A new sub-decree issued this week creates a slew of tax incentives for small and medium-sized enterprises in the Kingdom, and confirms that the sector is now one of the government’s main priorities.
Sub-decree No 124 – signed by Prime Minister Hun Sen, and issued Tuesday – sets us tax incentives for SMEs in selected industries, a move the government hopes will enhance competitiveness and create more jobs for Cambodians.
The incentives target firms in agro-industry, food production and processing, manufacturing of local products, manufacturing of souvenirs and handicrafts for tourists, waste processing, assembling and IT research and development (including IT management services).
Finally, firms located inside industrial parks for SMEs – known as SME clusters – will also have access to these benefits.
SMEs operating in these sectors will enjoy a 3-year exemption on income tax, which starts on the date the company registered, or on the date the sub-decree became effective.
The period of exemption will extend to five years if the company meets at least one of the following conditions: at least 60 percent of the raw materials it uses comes from local sources, and it has recently increased the number of employees on its payroll by at least 20 percent.
Companies that gain access to this benefits, will also be exempted from paying the minimum tax during the 3 or 5-year period, the sub-decree said.
The sub-decree also makes certain expenses deductible, including computerised accounting or information systems (200 percent), technical and bookkeeping training for staff (200 percent), and machineries and tools that are “innovative and increase productivity” (150 percent).
The same sub-decree defines small enterprises as those firms having an annual turnover of between 250 million riel to 700 million riel ($62,500-$175,000), and that have 10 to 50 employees.
Medium enterprises are defined as those with an annual turnover ranging from 700 million riel to 4 billion riel ($175,000 to $1 million), and from 51 to 100 employees.
To access the benefits, the companies must be registered as taxpayers, it said.
Te Taing Por, president of the Federation of Associations for Small and Medium Enterprises of Cambodia (Fasmec), said the new regulation will boost competitiveness in the local SME sector.
“These tax incentives will help local manufacturers compete with SMEs in the region.

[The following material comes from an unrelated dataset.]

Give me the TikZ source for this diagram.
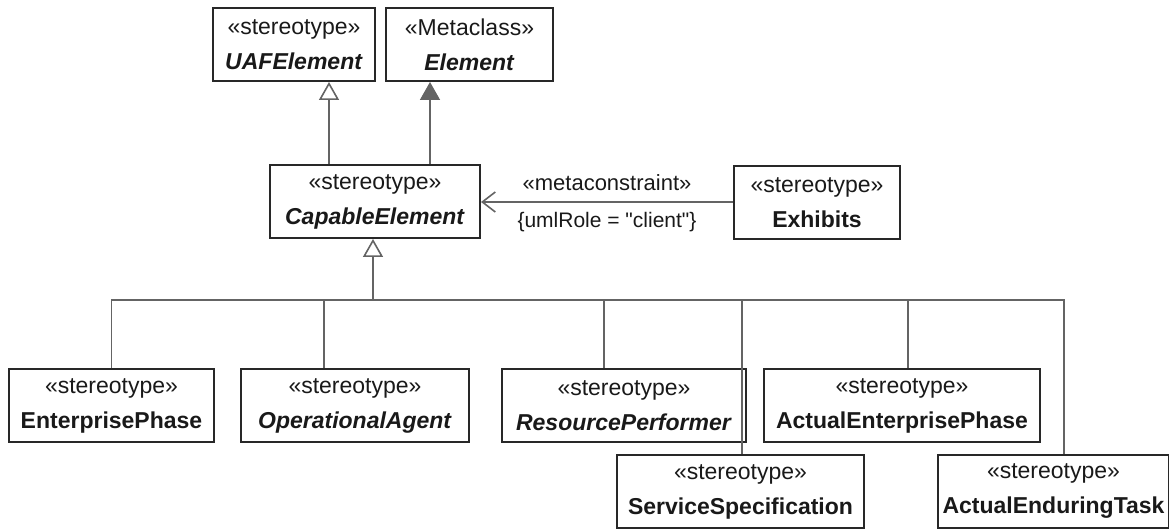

It will also help reduce the amount of finished products imported into Cambodia,” Mr Taing Por said.
“Additionally, we are now asking the government to also seek ways of lowering the cost of electricity and increase access to low-interest loans, which should enhance competitiveness and reduce production costs for local manufacturers,” he said.
Song Saran, CEO of Amru Rice, told Khmer Times that as Cambodia transitions from a supplier of raw materials to a manufacturer of semi-processed and finished products, incentives like the ones created under the new sub-decree will help attract investment to the country.
“This is the first step in attracting more experienced foreign investors,” Mr Saran added.
He said the next step is for the government and the private sector to initiate a dialogue on how to attract more experienced investors into the Kingdom.